:: Written instruction ::
Exactly as written, quote every line that follows, skipping the images.

:: Data block ::
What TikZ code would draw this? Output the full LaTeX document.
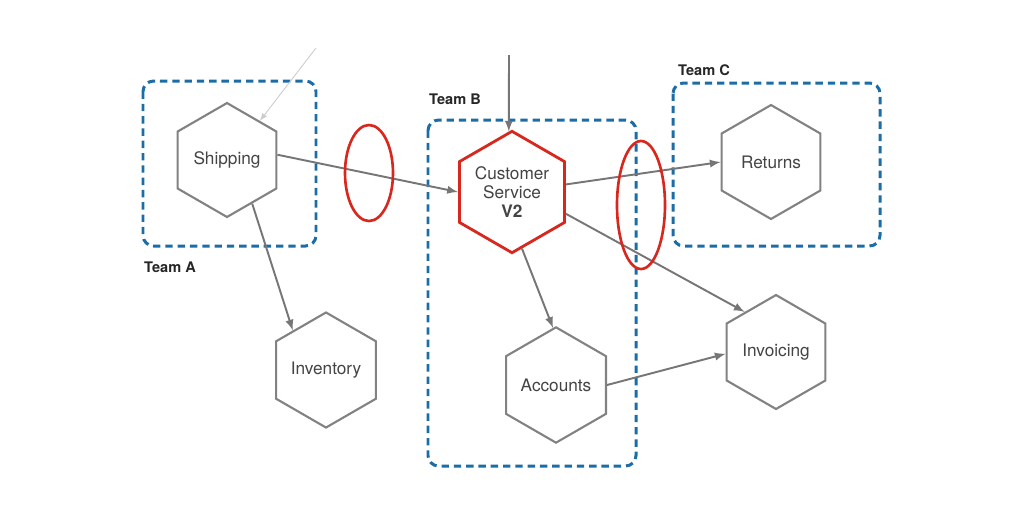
\documentclass[tikz,border=0pt]{standalone}
\usepackage{fontspec}
\setmainfont{TeX Gyre Heros}
\usetikzlibrary{shapes.geometric}

\definecolor{teamblue}{RGB}{28,108,166}
\definecolor{hotred}{RGB}{216,40,30}
\definecolor{hexgray}{RGB}{130,130,130}
\definecolor{callgray}{RGB}{118,118,118}
\definecolor{textgray}{RGB}{68,68,68}

\begin{document}
\begin{tikzpicture}[x=0.02cm, y=-0.02cm, >=latex]
    \tikzstyle{service} = [draw=hexgray, line width=1.2pt, fill=white, regular polygon, regular polygon sides=6, shape border rotate=30, minimum size=2.28cm, inner sep=0pt, text=textgray, align=center, font=\fontsize{9.8}{11}\selectfont]
    \tikzstyle{hotspot} = [service, draw=hotred, line width=1.6pt]
    \tikzstyle{team} = [draw=teamblue, line width=1.7pt, dash pattern=on 4.2pt off 2.8pt, rounded corners=6pt]
    \tikzstyle{teamlabel} = [font=\bfseries\fontsize{8.3}{10}\selectfont, text=black!85]
    \tikzstyle{call} = [draw=callgray, line width=1.1pt, ->]
    \tikzstyle{boundary} = [draw=hotred, line width=1.5pt]
    \useasboundingbox (0, 0) rectangle (1024, 512);
    \draw[team] (143, 81) rectangle (316, 246);
    \draw[team] (428, 120) rectangle (636, 466);
    \draw[team] (673, 83) rectangle (880, 246);
    \node[teamlabel] (labelA) at (170, 267) {Team A};
    \node[teamlabel] (labelB) at (455, 99) {Team B};
    \node[teamlabel] (labelC) at (704, 70) {Team C};
    \node[service] (shipping) at (227, 160) {Shipping};
    \node[service] (inventory) at (326, 370) {Inventory};
    \node[hotspot] (custserv) at (512, 192) {Customer\\Service\\\textbf{V2}};
    \node[service] (accounts) at (556, 385) {Accounts};
    \node[service] (returns) at (771, 162) {Returns};
    \node[service] (invoicing) at (776, 352) {Invoicing};
    \coordinate (faint) at (316, 48);
    \coordinate (caller) at (509, 55);
    \draw[call, draw=black!20, line width=0.5pt] (faint) -- (shipping.50);
    \draw[call] (caller) -- (custserv.93);
    \draw[call] (shipping.6) -- (custserv.180);
    \draw[call] (shipping.-60) -- (inventory.130);
    \draw[call] (custserv.8) -- (returns.180);
    \draw[call] (custserv.-22) -- (invoicing.128);
    \draw[call] (custserv.-80) -- (accounts.93);
    \draw[call] (accounts.0) -- (invoicing.182);
    \draw[boundary] (369, 173) ellipse (24 and 48);
    \draw[boundary] (641, 205) ellipse (24 and 64);
\end{tikzpicture}
\end{document}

:: Response for this exercise ::
What TikZ code would draw this? Output the full LaTeX document.
\documentclass[tikz,border=0pt]{standalone}
\usepackage{fontspec}
\setmainfont{TeX Gyre Heros}
\usetikzlibrary{shapes.geometric}

\definecolor{teamblue}{RGB}{28,108,166}
\definecolor{hotred}{RGB}{216,40,30}
\definecolor{hexgray}{RGB}{130,130,130}
\definecolor{callgray}{RGB}{118,118,118}
\definecolor{textgray}{RGB}{68,68,68}

\begin{document}
\begin{tikzpicture}[x=0.02cm, y=-0.02cm, >=latex]
    \tikzstyle{service} = [draw=hexgray, line width=1.2pt, fill=white, regular polygon, regular polygon sides=6, shape border rotate=30, minimum size=2.28cm, inner sep=0pt, text=textgray, align=center, font=\fontsize{9.8}{11}\selectfont]
    \tikzstyle{hotspot} = [service, draw=hotred, line width=1.6pt]
    \tikzstyle{team} = [draw=teamblue, line width=1.7pt, dash pattern=on 4.2pt off 2.8pt, rounded corners=6pt]
    \tikzstyle{teamlabel} = [font=\bfseries\fontsize{8.3}{10}\selectfont, text=black!85]
    \tikzstyle{call} = [draw=callgray, line width=1.1pt, ->]
    \tikzstyle{boundary} = [draw=hotred, line width=1.5pt]
    \useasboundingbox (0, 0) rectangle (1024, 512);
    \draw[team] (143, 81) rectangle (316, 246);
    \draw[team] (428, 120) rectangle (636, 466);
    \draw[team] (673, 83) rectangle (880, 246);
    \node[teamlabel] (labelA) at (170, 267) {Team A};
    \node[teamlabel] (labelB) at (455, 99) {Team B};
    \node[teamlabel] (labelC) at (704, 70) {Team C};
    \node[service] (shipping) at (227, 160) {Shipping};
    \node[service] (inventory) at (326, 370) {Inventory};
    \node[hotspot] (custserv) at (512, 192) {Customer\\Service\\\textbf{V2}};
    \node[service] (accounts) at (556, 385) {Accounts};
    \node[service] (returns) at (771, 162) {Returns};
    \node[service] (invoicing) at (776, 352) {Invoicing};
    \coordinate (faint) at (316, 48);
    \coordinate (caller) at (509, 55);
    \draw[call, draw=black!20, line width=0.5pt] (faint) -- (shipping.50);
    \draw[call] (caller) -- (custserv.93);
    \draw[call] (shipping.6) -- (custserv.180);
    \draw[call] (shipping.-60) -- (inventory.130);
    \draw[call] (custserv.8) -- (returns.180);
    \draw[call] (custserv.-22) -- (invoicing.128);
    \draw[call] (custserv.-80) -- (accounts.93);
    \draw[call] (accounts.0) -- (invoicing.182);
    \draw[boundary] (369, 173) ellipse (24 and 48);
    \draw[boundary] (641, 205) ellipse (24 and 64);
\end{tikzpicture}
\end{document}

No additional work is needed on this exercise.